Monday, May. 23, 1938

Pond Sings

Like frogs in spring, last week, no sooner had Representative Emanuel Celler been given a chance to croak for his Government Broadcasting Bill (TIME, May 16) than the whole Congressional swamp sang out for radio legislation. As soon as Chairman Carl Vinson of the House Naval Affairs Committee announced War, Navy and Interior Department endorsement for the Celler Bill, indicated that plans for a Government station to combat Fascist propaganda in South America had White House backing, Senate Foreign Relations Committee Chairman Key Pittman and Senator William E. Borah added their endorsements.

But with hearings on the Celler Bill scheduled for this week, Senator Bone's Interstate Commerce subcommittee beat the lower house to the punch by opening rival hearings on the Chavez-McAdoo Government Station Bill. The proposal is similar to the Celler Bill, except that it places the station in San Diego, Calif.; jumps Representative Celler's $700,000 construction and $50,000 maintenance ante to $3,000,000 and $100,000; omits specific provisions for domestic broadcasting; gives the Secretary of State responsibility for programs.

Interest in the Senate hearings was so slight, however, that Senator Bone was the only member of his subcommittee present. Undaunted, Dennis Chavez, whom Co-Sponsor William Gibbs McAdoo credits with originating the bill, emphasized the importance of San Diego as the station site. He explained that San Diego would click with Latin-American audiences on account of its Spanish name, that a station at the San Diego Naval Base would be useful to the Navy.

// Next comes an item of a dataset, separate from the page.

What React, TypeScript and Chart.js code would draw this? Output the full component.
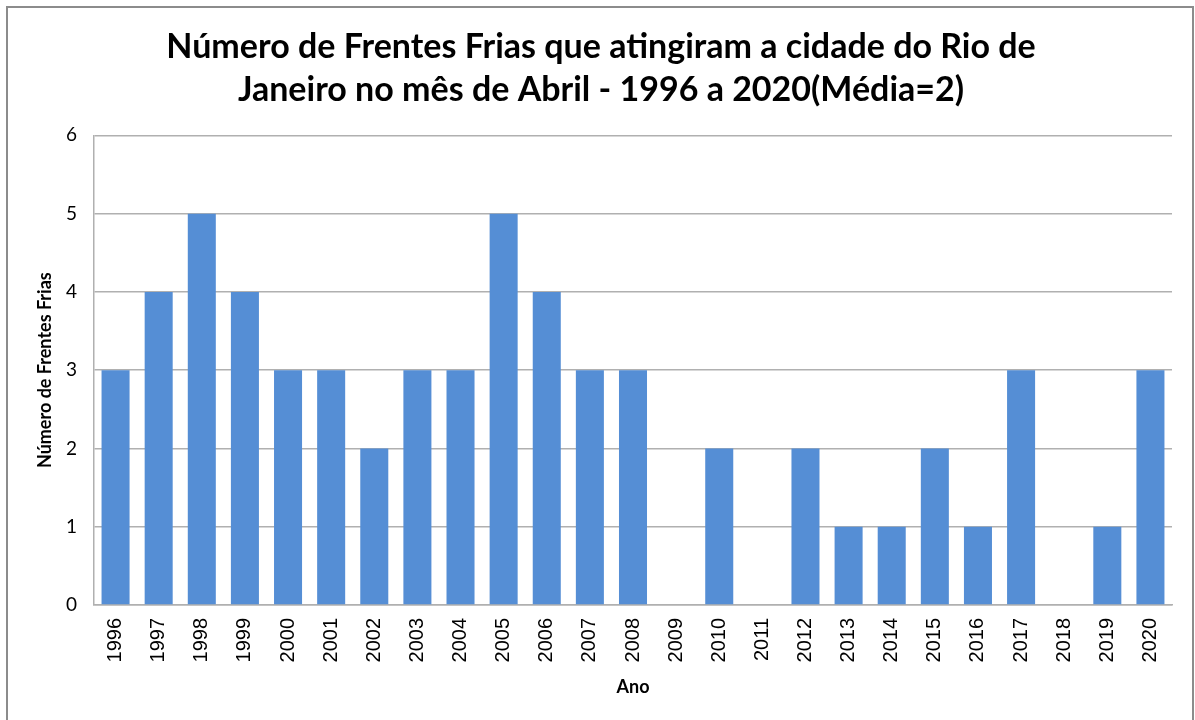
import React, { useEffect, useRef } from "react";
import { Chart, registerables } from "chart.js";

Chart.register(...registerables);

const years: string[] = [
  "1996", "1997", "1998", "1999", "2000", "2001", "2002", "2003", "2004", "2005",
  "2006", "2007", "2008", "2009", "2010", "2011", "2012", "2013", "2014", "2015",
  "2016", "2017", "2018", "2019", "2020",
];
const frentes: number[] = [3, 4, 5, 4, 3, 3, 2, 3, 3, 5, 4, 3, 3, 0, 2, 0, 2, 1, 1, 2, 1, 3, 0, 1, 3];
const titleLines: string[] = [
  "Número de Frentes Frias que atingiram a cidade do Rio de",
  "Janeiro no mês de Abril - 1996 a 2020(Média=2)",
];
const yTitle = "Número de Frentes Frias";
const xTitle = "Ano";

const framePlugin = {
  id: "frame",
  beforeDraw(chart: any) {
    const ctx = chart.ctx;
    ctx.save();
    ctx.fillStyle = "#ffffff";
    ctx.fillRect(0, 0, chart.width, chart.height);
    ctx.strokeStyle = "#8c8c8c";
    ctx.lineWidth = 2;
    ctx.strokeRect(7, 7, 1186, 730);
    ctx.restore();
  },
};

export default function App() {
  const ref = useRef<HTMLCanvasElement | null>(null);
  useEffect(() => {
    if (!ref.current) return;
    const chart = new Chart(ref.current, {
      type: "bar",
      data: {
        labels: years,
        datasets: [
          {
            data: frentes,
            backgroundColor: "#558ed5",
            borderWidth: 0,
            barPercentage: 0.65,
            categoryPercentage: 1,
          },
        ],
      },
      options: {
        animation: false,
        responsive: false,
        devicePixelRatio: 1,
        layout: { padding: { left: 30, right: 23, top: 25, bottom: 22 } },
        plugins: {
          legend: { display: false },
          tooltip: { enabled: false },
          title: {
            display: true,
            text: titleLines,
            color: "#000000",
            font: { family: "Lato", weight: "bold", size: 34, lineHeight: 1.27 },
            padding: { top: 0, bottom: 24 },
          },
        },
        scales: {
          x: {
            afterFit: (scale: any) => {
              scale.height = 93;
            },
            grid: { display: false, drawTicks: false },
            border: { display: true, color: "#b0b0b0", width: 1.5 },
            ticks: {
              minRotation: 90,
              maxRotation: 90,
              autoSkip: false,
              padding: 13,
              color: "#000000",
              font: { family: "Liberation Sans", size: 20 },
            },
            title: {
              display: true,
              text: xTitle,
              color: "#000000",
              font: { family: "Lato", weight: "bold", size: 18 },
              padding: { top: 0, bottom: 0 },
            },
          },
          y: {
            afterFit: (scale: any) => {
              scale.width = 64;
            },
            min: 0,
            max: 6,
            ticks: {
              stepSize: 1,
              padding: 17,
              color: "#000000",
              font: { family: "Lato", size: 19 },
            },
            grid: { color: "#b0b0b0", lineWidth: 1.5, drawTicks: false },
            border: { display: true, color: "#b0b0b0", width: 1.5 },
            title: {
              display: true,
              text: yTitle,
              color: "#000000",
              font: { family: "Lato", weight: "bold", size: 18 },
              padding: { top: 4, bottom: 0 },
            },
          },
        },
      },
      plugins: [framePlugin],
    });
    return () => chart.destroy();
  }, []);
  return (
    <div style={{ position: "absolute", left: 0, top: 0, width: 1195, height: 720 }}>
      <canvas ref={ref} width={1195} height={720} style={{ display: "block" }} />
    </div>
  );
}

Naval Lieutenant Commander Jennings Bryan Dow scored heavily for the Celler Bill's proposed Washington location when he testified that transmission of Washing ton programs to San Diego for Pan-American broadcasting would add $600,000 annual line charges to operating costs.

Aloof from the geographical battle, Representative Maury Maverick threw into the House hopper a brand-new bill to establish in the State Department an Institute of Friendly American Relations with part of its job the operation of a Government station for broadcasting to the U. S. and other American republics. The Maverick Bill specifies neither location nor cost.

Investigations of the radio industry and the FCC took a forward step during the week when the Senate Audit & Control Committee lifted Senator Wallace Humphrey White Jr.'s all-inclusive broadcasting investigation demand out of storage by earmarking $25,000 for the probe. And Texas' Representative William Doddridge McFarlane renewed in the House his ten-month-old demand for a radio monopoly investigation. He freshened up his act by charging that two unnamed former U. S. Senators had taken bribes. Mr. McFarlane wants to reopen an old antitrust suit against the Bell System and RCA and its subsidiaries. The suit was settled by 1932 amendment of the companies' wire service and radio manufacturing agreements.

Representative of a sparsely populated northwest Texas district, Congressman McFarlane has a great bitterness against power companies, the radio chains and the press. He has charged repeatedly in speeches that a broadcasting company has subjected him to censorship, charges further that NBC, CBS and MBS have monopolistic control of all clear broadcasting channels.